*Stated exercise*:
Give every line of the data again, unchanged, but with no pictures.

*Material*:
○ ○ ○ ○
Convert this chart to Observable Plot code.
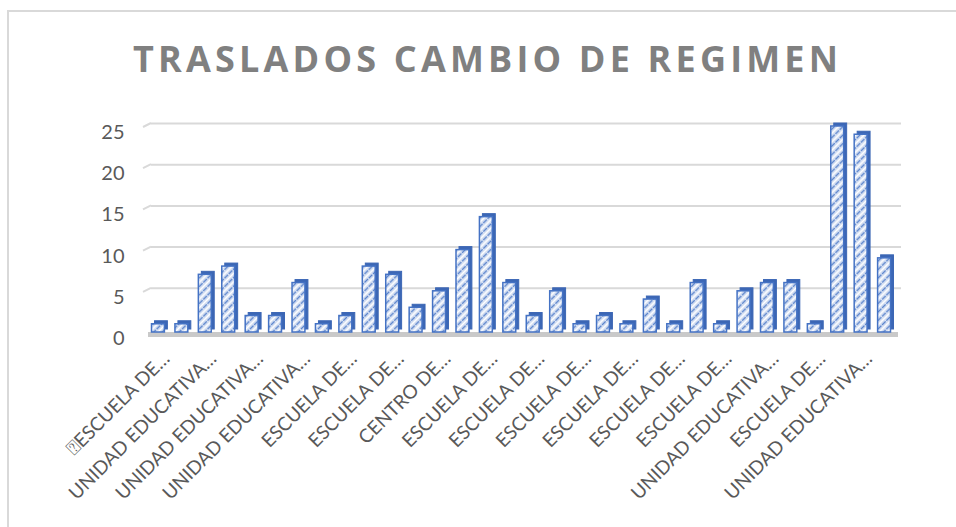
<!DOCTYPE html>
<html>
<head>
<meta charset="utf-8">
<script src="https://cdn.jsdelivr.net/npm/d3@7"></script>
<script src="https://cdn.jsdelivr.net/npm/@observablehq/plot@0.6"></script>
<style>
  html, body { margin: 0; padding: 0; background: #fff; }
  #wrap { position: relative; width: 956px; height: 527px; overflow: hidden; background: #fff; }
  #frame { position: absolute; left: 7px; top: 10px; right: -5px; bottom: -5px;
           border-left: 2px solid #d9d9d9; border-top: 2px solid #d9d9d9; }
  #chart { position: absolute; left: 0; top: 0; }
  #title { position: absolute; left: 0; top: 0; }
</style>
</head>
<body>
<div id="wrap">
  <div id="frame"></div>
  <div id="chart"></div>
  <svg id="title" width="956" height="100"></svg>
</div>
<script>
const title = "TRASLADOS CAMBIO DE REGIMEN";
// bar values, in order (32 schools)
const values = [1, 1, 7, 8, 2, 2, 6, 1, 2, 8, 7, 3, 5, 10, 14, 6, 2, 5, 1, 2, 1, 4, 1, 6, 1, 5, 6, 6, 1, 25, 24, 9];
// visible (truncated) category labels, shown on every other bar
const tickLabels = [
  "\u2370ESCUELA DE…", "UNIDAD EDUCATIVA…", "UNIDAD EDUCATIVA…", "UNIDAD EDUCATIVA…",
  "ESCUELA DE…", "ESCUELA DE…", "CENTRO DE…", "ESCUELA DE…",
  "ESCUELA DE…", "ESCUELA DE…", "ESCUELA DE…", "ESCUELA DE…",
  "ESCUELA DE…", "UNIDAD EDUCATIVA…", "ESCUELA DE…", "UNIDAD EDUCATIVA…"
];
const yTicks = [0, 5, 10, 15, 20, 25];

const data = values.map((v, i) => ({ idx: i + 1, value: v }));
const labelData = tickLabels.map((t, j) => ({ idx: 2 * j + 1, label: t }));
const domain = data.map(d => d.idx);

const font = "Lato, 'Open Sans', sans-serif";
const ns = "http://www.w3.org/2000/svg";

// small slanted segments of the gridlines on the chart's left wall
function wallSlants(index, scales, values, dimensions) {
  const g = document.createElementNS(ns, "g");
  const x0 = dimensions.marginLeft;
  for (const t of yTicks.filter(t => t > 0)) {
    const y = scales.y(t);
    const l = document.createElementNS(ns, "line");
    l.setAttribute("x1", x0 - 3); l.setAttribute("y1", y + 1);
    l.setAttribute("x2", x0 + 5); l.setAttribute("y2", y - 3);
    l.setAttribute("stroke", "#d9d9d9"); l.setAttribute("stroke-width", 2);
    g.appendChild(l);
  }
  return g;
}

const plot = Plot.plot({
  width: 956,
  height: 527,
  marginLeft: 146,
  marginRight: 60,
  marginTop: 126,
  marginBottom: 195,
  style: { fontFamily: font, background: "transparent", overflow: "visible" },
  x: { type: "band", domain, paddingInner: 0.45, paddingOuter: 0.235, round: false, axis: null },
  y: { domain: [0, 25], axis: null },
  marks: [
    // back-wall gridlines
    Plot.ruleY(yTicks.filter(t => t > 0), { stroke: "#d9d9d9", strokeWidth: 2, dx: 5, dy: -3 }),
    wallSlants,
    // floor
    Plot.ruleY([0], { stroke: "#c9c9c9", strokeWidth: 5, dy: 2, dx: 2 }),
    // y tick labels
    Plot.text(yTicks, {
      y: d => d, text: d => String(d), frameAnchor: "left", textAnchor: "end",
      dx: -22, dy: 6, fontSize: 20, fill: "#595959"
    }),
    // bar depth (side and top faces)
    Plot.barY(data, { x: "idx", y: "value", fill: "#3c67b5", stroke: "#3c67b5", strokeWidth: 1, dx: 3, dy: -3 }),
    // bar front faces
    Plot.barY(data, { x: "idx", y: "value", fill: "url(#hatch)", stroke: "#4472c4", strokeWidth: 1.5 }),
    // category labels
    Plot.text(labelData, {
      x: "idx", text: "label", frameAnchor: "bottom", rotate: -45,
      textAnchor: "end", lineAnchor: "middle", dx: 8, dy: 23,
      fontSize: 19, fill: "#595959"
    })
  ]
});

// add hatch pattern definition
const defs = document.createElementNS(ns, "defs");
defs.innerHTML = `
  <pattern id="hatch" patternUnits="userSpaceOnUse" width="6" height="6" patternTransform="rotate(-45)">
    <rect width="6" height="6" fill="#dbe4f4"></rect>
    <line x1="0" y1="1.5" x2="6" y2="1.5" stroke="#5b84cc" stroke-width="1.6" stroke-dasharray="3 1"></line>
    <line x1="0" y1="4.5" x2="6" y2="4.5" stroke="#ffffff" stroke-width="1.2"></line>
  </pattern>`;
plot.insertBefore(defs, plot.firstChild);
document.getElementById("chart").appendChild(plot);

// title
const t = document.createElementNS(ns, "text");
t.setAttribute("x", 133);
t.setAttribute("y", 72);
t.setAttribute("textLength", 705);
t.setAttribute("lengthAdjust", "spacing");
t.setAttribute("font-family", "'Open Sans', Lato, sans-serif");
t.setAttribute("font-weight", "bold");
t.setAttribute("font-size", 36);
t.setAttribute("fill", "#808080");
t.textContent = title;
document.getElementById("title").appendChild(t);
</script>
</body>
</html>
○ ○ ○ ○
*The result*:
Convert this chart to Observable Plot code.
<!DOCTYPE html>
<html>
<head>
<meta charset="utf-8">
<script src="https://cdn.jsdelivr.net/npm/d3@7"></script>
<script src="https://cdn.jsdelivr.net/npm/@observablehq/plot@0.6"></script>
<style>
  html, body { margin: 0; padding: 0; background: #fff; }
  #wrap { position: relative; width: 956px; height: 527px; overflow: hidden; background: #fff; }
  #frame { position: absolute; left: 7px; top: 10px; right: -5px; bottom: -5px;
           border-left: 2px solid #d9d9d9; border-top: 2px solid #d9d9d9; }
  #chart { position: absolute; left: 0; top: 0; }
  #title { position: absolute; left: 0; top: 0; }
</style>
</head>
<body>
<div id="wrap">
  <div id="frame"></div>
  <div id="chart"></div>
  <svg id="title" width="956" height="100"></svg>
</div>
<script>
const title = "TRASLADOS CAMBIO DE REGIMEN";
// bar values, in order (32 schools)
const values = [1, 1, 7, 8, 2, 2, 6, 1, 2, 8, 7, 3, 5, 10, 14, 6, 2, 5, 1, 2, 1, 4, 1, 6, 1, 5, 6, 6, 1, 25, 24, 9];
// visible (truncated) category labels, shown on every other bar
const tickLabels = [
  "\u2370ESCUELA DE…", "UNIDAD EDUCATIVA…", "UNIDAD EDUCATIVA…", "UNIDAD EDUCATIVA…",
  "ESCUELA DE…", "ESCUELA DE…", "CENTRO DE…", "ESCUELA DE…",
  "ESCUELA DE…", "ESCUELA DE…", "ESCUELA DE…", "ESCUELA DE…",
  "ESCUELA DE…", "UNIDAD EDUCATIVA…", "ESCUELA DE…", "UNIDAD EDUCATIVA…"
];
const yTicks = [0, 5, 10, 15, 20, 25];

const data = values.map((v, i) => ({ idx: i + 1, value: v }));
const labelData = tickLabels.map((t, j) => ({ idx: 2 * j + 1, label: t }));
const domain = data.map(d => d.idx);

const font = "Lato, 'Open Sans', sans-serif";
const ns = "http://www.w3.org/2000/svg";

// small slanted segments of the gridlines on the chart's left wall
function wallSlants(index, scales, values, dimensions) {
  const g = document.createElementNS(ns, "g");
  const x0 = dimensions.marginLeft;
  for (const t of yTicks.filter(t => t > 0)) {
    const y = scales.y(t);
    const l = document.createElementNS(ns, "line");
    l.setAttribute("x1", x0 - 3); l.setAttribute("y1", y + 1);
    l.setAttribute("x2", x0 + 5); l.setAttribute("y2", y - 3);
    l.setAttribute("stroke", "#d9d9d9"); l.setAttribute("stroke-width", 2);
    g.appendChild(l);
  }
  return g;
}

const plot = Plot.plot({
  width: 956,
  height: 527,
  marginLeft: 146,
  marginRight: 60,
  marginTop: 126,
  marginBottom: 195,
  style: { fontFamily: font, background: "transparent", overflow: "visible" },
  x: { type: "band", domain, paddingInner: 0.45, paddingOuter: 0.235, round: false, axis: null },
  y: { domain: [0, 25], axis: null },
  marks: [
    // back-wall gridlines
    Plot.ruleY(yTicks.filter(t => t > 0), { stroke: "#d9d9d9", strokeWidth: 2, dx: 5, dy: -3 }),
    wallSlants,
    // floor
    Plot.ruleY([0], { stroke: "#c9c9c9", strokeWidth: 5, dy: 2, dx: 2 }),
    // y tick labels
    Plot.text(yTicks, {
      y: d => d, text: d => String(d), frameAnchor: "left", textAnchor: "end",
      dx: -22, dy: 6, fontSize: 20, fill: "#595959"
    }),
    // bar depth (side and top faces)
    Plot.barY(data, { x: "idx", y: "value", fill: "#3c67b5", stroke: "#3c67b5", strokeWidth: 1, dx: 3, dy: -3 }),
    // bar front faces
    Plot.barY(data, { x: "idx", y: "value", fill: "url(#hatch)", stroke: "#4472c4", strokeWidth: 1.5 }),
    // category labels
    Plot.text(labelData, {
      x: "idx", text: "label", frameAnchor: "bottom", rotate: -45,
      textAnchor: "end", lineAnchor: "middle", dx: 8, dy: 23,
      fontSize: 19, fill: "#595959"
    })
  ]
});

// add hatch pattern definition
const defs = document.createElementNS(ns, "defs");
defs.innerHTML = `
  <pattern id="hatch" patternUnits="userSpaceOnUse" width="6" height="6" patternTransform="rotate(-45)">
    <rect width="6" height="6" fill="#dbe4f4"></rect>
    <line x1="0" y1="1.5" x2="6" y2="1.5" stroke="#5b84cc" stroke-width="1.6" stroke-dasharray="3 1"></line>
    <line x1="0" y1="4.5" x2="6" y2="4.5" stroke="#ffffff" stroke-width="1.2"></line>
  </pattern>`;
plot.insertBefore(defs, plot.firstChild);
document.getElementById("chart").appendChild(plot);

// title
const t = document.createElementNS(ns, "text");
t.setAttribute("x", 133);
t.setAttribute("y", 72);
t.setAttribute("textLength", 705);
t.setAttribute("lengthAdjust", "spacing");
t.setAttribute("font-family", "'Open Sans', Lato, sans-serif");
t.setAttribute("font-weight", "bold");
t.setAttribute("font-size", 36);
t.setAttribute("fill", "#808080");
t.textContent = title;
document.getElementById("title").appendChild(t);
</script>
</body>
</html>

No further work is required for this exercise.